Vom 1. Oktober 2003 an dürfen die Autohändler mehrere Marken führen; die Hersteller können ihnen also nicht mehr vorschreiben, nur diese oder jene Marke zu verkaufen. Zum Zweiten verlieren die Händler ihr Gebietsmonopol und schließlich dürfen künftig Werkstatt und Autohandel getrennt organisiert werden. VW will nun nach diesen Vorgaben seinen Händlern „EU-weit einheitliche“ Verträge anbieten. Wie viele der 8500 betroffenen Betriebe keinen Vertrag mehr bekommen, ließ VW am Montag offen.

Für Ferdinand Dudenhöfer, Autowissenschaftler an der Fachhochschule Recklinghausen, ist allerdings klar, dass VW die GVO für eine Reduzierung des Händlernetzes nutzen wird. Denn anders als Opel, Ford, BMW und Mercedes hätten die Wolfsburger eine Straffung der Vertriebsstandorte verschlafen.
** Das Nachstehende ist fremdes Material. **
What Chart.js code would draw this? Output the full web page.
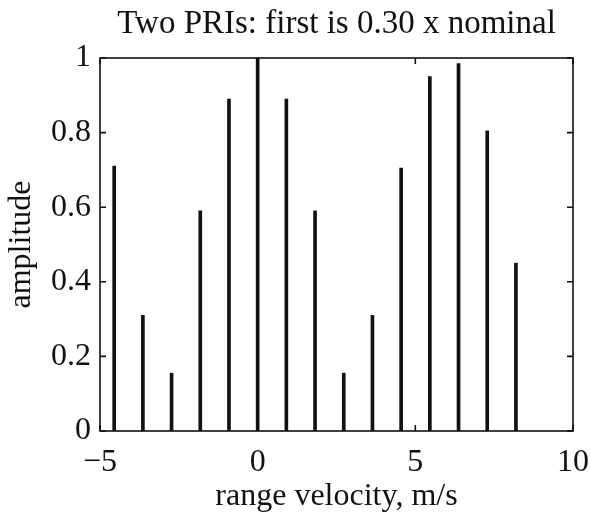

Um die Vertriebskosten zu reduzieren, seien größere Händlerorganisationen aber unumgänglich, sagte Dudenhöfer dem Tagesspiegel und verwies dabei auf die USA. Dort liege der Rohertrag eines Händlers – also die Händlermarge abzüglich Rabatte – zwar bei neun Prozent und damit zwei Prozent unter dem Ertragsniveau deutscher Autohändler. Doch die Deutschen kämpfen mit einer Umsatzrendite knapp über null Prozent ums Überleben, während die amerikanischen Autohäuser auf zwei Prozent kommen. „Hier zeigt sich der Effekt der großen Einheit“, sagt Dudenhöfer. In Deutschland verkaufe ein Pkw-Händler im Schnitt 135 Neuwagen im Jahr, in den USA seien es dagegen knapp 800. In der Summe sieht der Ländervergleich dann so aus: Hier zu Lande vertreiben in diesem Jahr 22600 Autohändler knapp 3,2 Millionen Neuwagen, in den USA werden fast 17 Millionen Autos von 22000 Händlern an die Kundschaft gebracht. Zwar glaubt Dudenhöfer nicht an eine Übertragung der amerikanischen Verhältnisse auf Deutschland, aber 500 Händler für eine Marke würden vollkommen ausreichen, meint der Autoprofessor. Im letzten Jahr gab es allein für die Marke VW 2681 Händler in Deutschland, im Schnitt verkaufte jeder von ihnen 230 Volkswagen. In zehn Jahren dürften nach Dudenhöfers Schätzungen auf jedes Autohaus etwa 1000 Pkw kommen. Alles in allem begrüßt Dudenhöfer die EU-Politik: „Mit der neuen GVO werden die Autos günstiger, weil der Vertrieb günstiger wird.“

Was auf die Autohändler zukommen könnte, zeigt ein Rückblick auf die Benzinbranche. 1970 gab es in Westdeutschland 45000 Tankstellen. Heute, im vereinigten Land, sind es noch 15000 – und der Mineralölverband meint, erst bei 11000 Zapfstandorten sei eine gesunde Struktur gefunden.

Unterdessen begannen am Montag die Verhandlungen über einen Haustarif für die 105000 VW-Beschäftigten in Westdeutschland. Die IG Metall fordert 6,5 Prozent, das Unternehmen weist das als untragbar zurück. Der vor zwei Monaten erreichte Tarifabschluss für die Metallindustrie sieht vier Prozent mehr Lohn vor. Mit einer Einigung bei VW wird nicht vor Oktober gerechnet.